While there are a number of agencies and law enforcement bodies within the UK responsible for investigating and/or detecting bribery, the WG considers the SFO to be the leader amongst them, having had responsibility for 8 of the 12 foreign bribery cases finalised since Phase 3. The WG also praised the SFO’s multidisciplinary investigatory model (known as the Roskill Model) as being highly effective.

However, the WG warns that in order for the SFO to maintain this position, its role as lead agency needs to be made clear. One such way of doing this would be within the memorandum of understanding (MOU) in place between the various agencies for the assignment and allocation of bribery cases.

In addition to the multiplicity of agencies, a significant factor which could threaten the effectiveness of the SFO is its financing. The SFO’s core budget at the time of the Phase 3 Report was £33.9million1. During the Phase 3 evaluation, the SFO reported that it did not have the resources to investigate every allegation and therefore had to take a balanced approach. Further, during the time of the UK’s written follow up in 2014, the WG noted that the SFO’s foreign bribery enforcement levels had decreased appreciably.

Despite those concerns, last year’s budget remained at a similar level of £33.8million2. Leaving aside the accessibility of blockbusting funding, the fact that the SFO’s budget has not been increased since Phase 3 and, according to the Report, is actually set to decrease slightly over the next few years, has not allayed the WG’s concerns regarding the SFO’s ability to effectively investigate and prosecute allegations of bribery and corruption.

The SFO continues to face tough critics. Despite there not having been any significant increase in its budget, it continues to come under pressure regarding its conviction rates as compared to its expenditure. When you compare the two on an annual basis, the SFO’s conviction rates are rather low. For example, the SFO’s total expenditure (including blockbuster funding3) has risen from £40.9 million in the year 2012-2013, to £61.2 million last year. Over roughly the same time period, conviction rates have decreased from around 85% to 32%4.

The SFO argues that these figures do not present a true picture of its effectiveness since the cases it is now prosecuting are higher value and more complex, with substantially longer trials. Looking at conviction rates over a longer period of say, 2012 to 2016, the SFO’s conviction rate was a healthier 65% by defendant and 81% by case5. Notwithstanding this, the WG remains concerned that due to a lack of resource the SFO is not currently able to investigate every allegation it receives and a number of allegations are not assessed until years after they come to light.

The WG is not alone in its calls for the SFO to be allocated an increased budget (we have long been advocates of this). Further, at a time when the SFO is seeking to avoid costly trials by securing more DPAs, unless the government proves its commitment to the detection and prosecution of bribery offences by allocating sufficient funds to SFO for the task, corporates are unlikely to be sufficiently fearful of the SFO to self-report.

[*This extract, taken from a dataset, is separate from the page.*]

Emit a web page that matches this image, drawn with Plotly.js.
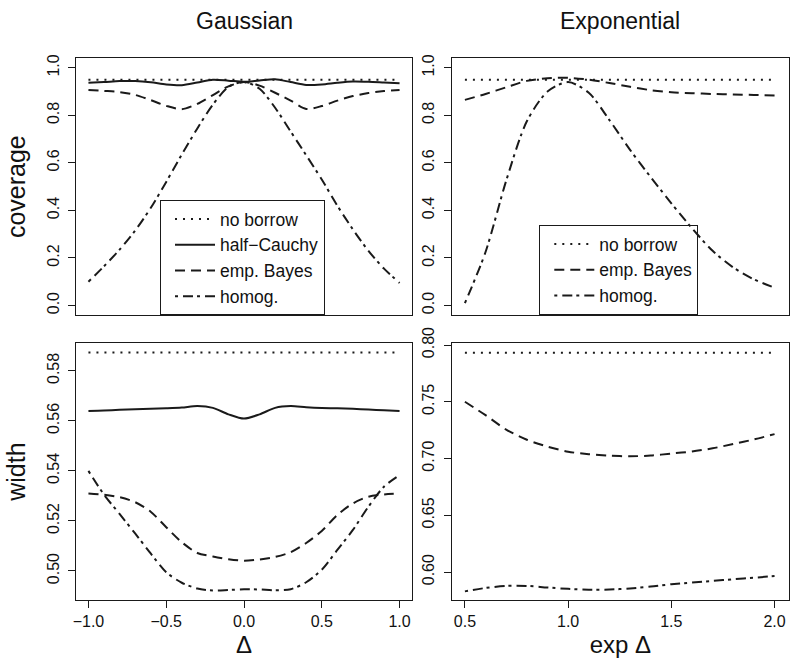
<!DOCTYPE html>
<html>
<head>
<meta charset="utf-8">
<script src="https://cdn.plot.ly/plotly-3.0.1.min.js"></script>
<style>
  html, body { margin: 0; padding: 0; background: #ffffff; }
  #chart { width: 800px; height: 668px; }
</style>
</head>
<body>
<div id="chart"></div>
<script>
// ---------- data ----------
const columnTitles = ["Gaussian", "Exponential"];
const seriesNames = ["no borrow", "half\u2212Cauchy", "emp. Bayes", "homog."];

// Gaussian column: x = Δ
const gaussDelta = [-1.0, -0.9, -0.8, -0.7, -0.6, -0.5, -0.4, -0.3, -0.2, -0.1, 0.0,
                    0.1, 0.2, 0.3, 0.4, 0.5, 0.6, 0.7, 0.8, 0.9, 1.0];
const gaussCovNoBorrow = [0.95, 0.95, 0.95, 0.95, 0.95, 0.95, 0.95, 0.95, 0.95, 0.95, 0.95,
                          0.95, 0.95, 0.95, 0.95, 0.95, 0.95, 0.95, 0.95, 0.95, 0.95];
const gaussCovHalfCauchy = [0.937, 0.940, 0.944, 0.944, 0.939, 0.930, 0.927, 0.938, 0.950, 0.946, 0.941,
                            0.947, 0.952, 0.940, 0.928, 0.930, 0.937, 0.942, 0.941, 0.938, 0.935];
const gaussCovEmpBayes = [0.907, 0.903, 0.898, 0.886, 0.864, 0.840, 0.826, 0.848, 0.885, 0.922, 0.940,
                          0.925, 0.895, 0.862, 0.827, 0.839, 0.862, 0.881, 0.894, 0.902, 0.907];
const gaussCovHomog = [0.100, 0.165, 0.235, 0.315, 0.410, 0.520, 0.635, 0.745, 0.845, 0.920, 0.940,
                       0.912, 0.832, 0.732, 0.632, 0.530, 0.420, 0.320, 0.230, 0.155, 0.095];

const gaussWidNoBorrow = [0.5873, 0.5873, 0.5873, 0.5873, 0.5873, 0.5873, 0.5873, 0.5873, 0.5873, 0.5873, 0.5873,
                          0.5873, 0.5873, 0.5873, 0.5873, 0.5873, 0.5873, 0.5873, 0.5873, 0.5873, 0.5873];
const gaussWidHalfCauchy = [0.5639, 0.5641, 0.5644, 0.5646, 0.5648, 0.5650, 0.5653, 0.5659, 0.5652, 0.5626, 0.5609,
                            0.5626, 0.5652, 0.5659, 0.5654, 0.5651, 0.5650, 0.5648, 0.5645, 0.5642, 0.5639];
const gaussWidEmpBayes = [0.5310, 0.5305, 0.5295, 0.5275, 0.5237, 0.5175, 0.5115, 0.5072, 0.5058, 0.5047, 0.5041,
                          0.5046, 0.5056, 0.5075, 0.5112, 0.5160, 0.5224, 0.5270, 0.5297, 0.5306, 0.5310];
const gaussWidHomog = [0.5400, 0.5305, 0.5228, 0.5150, 0.5070, 0.4995, 0.4953, 0.4930, 0.4922, 0.4924, 0.4927,
                       0.4926, 0.4923, 0.4927, 0.4955, 0.5005, 0.5084, 0.5164, 0.5257, 0.5337, 0.5383];

// Exponential column: x = exp Δ
const expDelta = [0.5, 0.6, 0.7, 0.8, 0.9, 1.0, 1.1, 1.2, 1.3, 1.4, 1.5, 1.6, 1.7, 1.8, 1.9, 2.0];
const expCovNoBorrow = [0.95, 0.95, 0.95, 0.95, 0.95, 0.95, 0.95, 0.95, 0.95, 0.95, 0.95, 0.95, 0.95, 0.95, 0.95, 0.95];
const expCovEmpBayes = [0.865, 0.890, 0.918, 0.945, 0.956, 0.958, 0.950, 0.936, 0.920, 0.906, 0.897, 0.893, 0.890, 0.888, 0.886, 0.884];
const expCovHomog = [0.010, 0.225, 0.525, 0.775, 0.900, 0.940, 0.895, 0.780, 0.655, 0.540, 0.430, 0.325, 0.230, 0.160, 0.110, 0.075];

const expWidNoBorrow = [0.7932, 0.7932, 0.7932, 0.7932, 0.7932, 0.7932, 0.7932, 0.7932, 0.7932, 0.7932, 0.7932, 0.7932, 0.7932, 0.7932, 0.7932, 0.7932];
const expWidEmpBayes = [0.7500, 0.7382, 0.7255, 0.7165, 0.7105, 0.7060, 0.7038, 0.7025, 0.7020, 0.7026, 0.7044, 0.7062, 0.7090, 0.7128, 0.7168, 0.7215];
const expWidHomog = [0.5830, 0.5860, 0.5878, 0.5878, 0.5864, 0.5852, 0.5845, 0.5846, 0.5856, 0.5872, 0.5893, 0.5908, 0.5922, 0.5937, 0.5950, 0.5965];

// tick values
const covTicks = [0.0, 0.2, 0.4, 0.6, 0.8, 1.0];
const gaussWidTicks = [0.50, 0.52, 0.54, 0.56, 0.58];
const expWidTicks = [0.60, 0.65, 0.70, 0.75, 0.80];
const gaussXTicks = [-1.0, -0.5, 0.0, 0.5, 1.0];
const expXTicks = [0.5, 1.0, 1.5, 2.0];

// ---------- styles ----------
const FONT = "Liberation Sans, Arial, Helvetica, sans-serif";
const INK = "#1a1a1a";
const dashes = {
  dotted: "2px,6px",
  dashed: "10px,6px",
  dotdash: "3px,5px,10px,4px",
  solid: "solid"
};
function tr(x, y, name, dash, xa, ya, legend, show, shape) {
  return {
    type: "scatter", mode: "lines", x: x, y: y, name: name,
    xaxis: xa, yaxis: ya, legend: legend, showlegend: show,
    line: { color: INK, width: 2, dash: dashes[dash], shape: shape || "spline", smoothing: 0.8 },
    hoverinfo: "skip"
  };
}

const data = [
  tr(gaussDelta, gaussCovNoBorrow, seriesNames[0], "dotted", "x", "y", "legend", true, "linear"),
  tr(gaussDelta, gaussCovHalfCauchy, seriesNames[1], "solid", "x", "y", "legend", true),
  tr(gaussDelta, gaussCovEmpBayes, seriesNames[2], "dashed", "x", "y", "legend", true),
  tr(gaussDelta, gaussCovHomog, seriesNames[3], "dotdash", "x", "y", "legend", true),

  tr(expDelta, expCovNoBorrow, seriesNames[0], "dotted", "x2", "y2", "legend2", true, "linear"),
  tr(expDelta, expCovEmpBayes, seriesNames[2], "dashed", "x2", "y2", "legend2", true),
  tr(expDelta, expCovHomog, seriesNames[3], "dotdash", "x2", "y2", "legend2", true),

  tr(gaussDelta, gaussWidNoBorrow, seriesNames[0], "dotted", "x3", "y3", "legend", false, "linear"),
  tr(gaussDelta, gaussWidHalfCauchy, seriesNames[1], "solid", "x3", "y3", "legend", false),
  tr(gaussDelta, gaussWidEmpBayes, seriesNames[2], "dashed", "x3", "y3", "legend", false),
  tr(gaussDelta, gaussWidHomog, seriesNames[3], "dotdash", "x3", "y3", "legend", false),

  tr(expDelta, expWidNoBorrow, seriesNames[0], "dotted", "x4", "y4", "legend2", false, "linear"),
  tr(expDelta, expWidEmpBayes, seriesNames[2], "dashed", "x4", "y4", "legend2", false),
  tr(expDelta, expWidHomog, seriesNames[3], "dotdash", "x4", "y4", "legend2", false)
];

const W = 800, H = 668;
const colL = [76 / W, 412 / W];
const colR = [451.7 / W, 789 / W];
const rowT = [1 - 315 / H, 1 - 58.3 / H];
const rowB = [1 - 600 / H, 1 - 343.3 / H];

function axis(extra) {
  return Object.assign({
    showline: true, mirror: true, linecolor: INK, linewidth: 1,
    showgrid: false, zeroline: false,
    ticks: "outside", ticklen: 7, tickwidth: 1, tickcolor: INK,
    tickfont: { family: FONT, size: 16, color: "#111" },
    tickmode: "array", automargin: false, fixedrange: true
  }, extra);
}
const titleFont = { family: FONT, size: 23, color: "#111" };
const axisTitleFont = { family: FONT, size: 25, color: "#111" };

const legendBase = {
  bgcolor: "rgba(255,255,255,0)", bordercolor: INK, borderwidth: 1,
  font: { family: FONT, size: 17.5, color: "#111" },
  xanchor: "left", yanchor: "bottom", y: rowT[0],
  itemwidth: 40, indentation: 9, traceorder: "normal", tracegroupgap: 0
};

const layout = {
  width: W, height: H,
  margin: { l: 0, r: 0, t: 0, b: 0 },
  paper_bgcolor: "#ffffff", plot_bgcolor: "#ffffff",
  font: { family: FONT, color: "#111" },
  showlegend: true,
  legend: Object.assign({}, legendBase, { x: 160 / W }),
  legend2: Object.assign({}, legendBase, { x: 539.3 / W }),
  xaxis: axis({ domain: colL, anchor: "y", range: [-1.08, 1.08], tickvals: gaussXTicks, ticks: "", showticklabels: false }),
  yaxis: axis({ domain: rowT, anchor: "x", range: [-0.04, 1.04], tickvals: covTicks, tickformat: ".1f", tickangle: -90,
                ticklabelstandoff: 3,
                title: { text: "coverage", font: axisTitleFont, standoff: 11 } }),
  xaxis2: axis({ domain: colR, anchor: "y2", range: [0.436, 2.07], tickvals: expXTicks, ticks: "", showticklabels: false }),
  yaxis2: axis({ domain: rowT, anchor: "x2", range: [-0.04, 1.04], tickvals: covTicks, tickformat: ".1f", tickangle: -90,
                 ticklabelstandoff: 3 }),
  xaxis3: axis({ domain: colL, anchor: "y3", range: [-1.08, 1.08], tickvals: gaussXTicks, tickformat: ".1f",
                 title: { text: "\u0394", font: { family: FONT, size: 24, color: "#111" }, standoff: 6 } }),
  yaxis3: axis({ domain: rowB, anchor: "x3", range: [0.4884, 0.591], tickvals: gaussWidTicks, tickformat: ".2f", tickangle: -90,
                 ticklabelstandoff: 3,
                 title: { text: "width", font: axisTitleFont, standoff: 11 } }),
  xaxis4: axis({ domain: colR, anchor: "y4", range: [0.436, 2.07], tickvals: expXTicks, tickformat: ".1f",
                 title: { text: "exp \u0394", font: { family: FONT, size: 24, color: "#111" }, standoff: 6 } }),
  yaxis4: axis({ domain: rowB, anchor: "x4", range: [0.5754, 0.8015], tickvals: expWidTicks, tickformat: ".2f", tickangle: -90,
                 ticklabelstandoff: 3 }),
  annotations: [
    { text: columnTitles[0], xref: "paper", yref: "paper", x: (colL[0] + colL[1]) / 2, y: 1 - 21 / H,
      xanchor: "center", yanchor: "middle", showarrow: false, font: titleFont },
    { text: columnTitles[1], xref: "paper", yref: "paper", x: (colR[0] + colR[1]) / 2, y: 1 - 21 / H,
      xanchor: "center", yanchor: "middle", showarrow: false, font: titleFont }
  ]
};

Plotly.newPlot("chart", data, layout, { staticPlot: true, displayModeBar: false });
</script>
</body>
</html>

Assuming the SFO is here to stay, the Report sets out a number of ways in which its powers might be strengthened going forward:

  • The SFO’s corporate internal investigation process could be reformed in line with the FCA model. Under section 166 of the Financial Services and Markets Act 2000, the FCA can commission a skilled person’s review, usually carried out by a law firm or accountancy firm, of a business’s activities if they are a cause for concern. It is not clear, however, what the threshold would be for such an appointment, absent a self-report from a corporate or a whistle-blower report.
  • Under the Criminal Finances Bill, the SFO could be granted direct access to the investigative powers under the Proceeds of Crime Act 2002.
  • As set out above, the UK Government intends to extend the scope of corporate criminal offence of “failure to prevent” to other economic crimes such as money laundering. This is likely to enable the SFO to prosecute corporates for alternative offences in circumstances where certain elements of the bribery offence are difficult to establish.

There is much to commend the WG’s approach here, but it is important to remember that the SFO’s future is not assured. At the time of writing there is yet another of the periodic reviews underway by the UK Government into the organisation of its economic crime-fighting capability. This is despite the fact that the SFO has in the first three months of this year generated over £500 million in fines and penalties under the DPA regime.

International Cooperation

International cooperation has been identified by the UK as one of the main challenges it faces in investigating and prosecuting foreign bribery.

While the SFO has not yet had to drop any case due to a lack of assistance, non-assistance causes significant challenges. The SFO has also cited double jeopardy as a reason for failing to launch certain prosecutions for bribery. The Report notes that there has been an increase in the number of global settlements which is one way of dealing with this issue but requires a significant level of international co-operation.

The UK’s participation in the EU criminal and policing arrangements and networks is also reported to have boosted enforcement in the UK of foreign bribery generally. For example, it is noted that although the UK is not a party to all of the EU’s law enforcement policies, it has implemented the European Arrest Warrant and laws providing for the mutual recognition of assets and freezing orders. The UK has also been keen to participate in the sharing of information with European agencies such as Europol and Eurojust.

Now that Article 50 has been triggered, will have to wait and see whether Brexit will have a significant impact on the UK’s cooperation with the EU and other jurisdictions. We would hope that it would not since such cooperation is, in our view at least, mutually beneficial (you can read our views on the impact of Brexit on corporate crime and fraud).

Although not so far away geographically, the practices and frameworks for foreign bribery enforcement in Scotland still vary from those within England and Wales. The WG recommends that Scotland’s regime be brought in line with that of England of Wales and that there is better communication between the two jurisdictions generally.

Conclusion

While the UK has made progress, the number of cases relative to the UK economy is considered to be low. The WG therefore recommends that the UK seek to sustain its efforts in order to achieve stronger enforcement going forward.

The UK will submit a report in 2 years time on its implementation of the recommendations in the Report. A number of developments are already in progress such as, the Criminal Finance Bill, and we will continue to monitor these. It will also be interesting to see which, of any, of the WG’s ideas noted above are put into place during that time.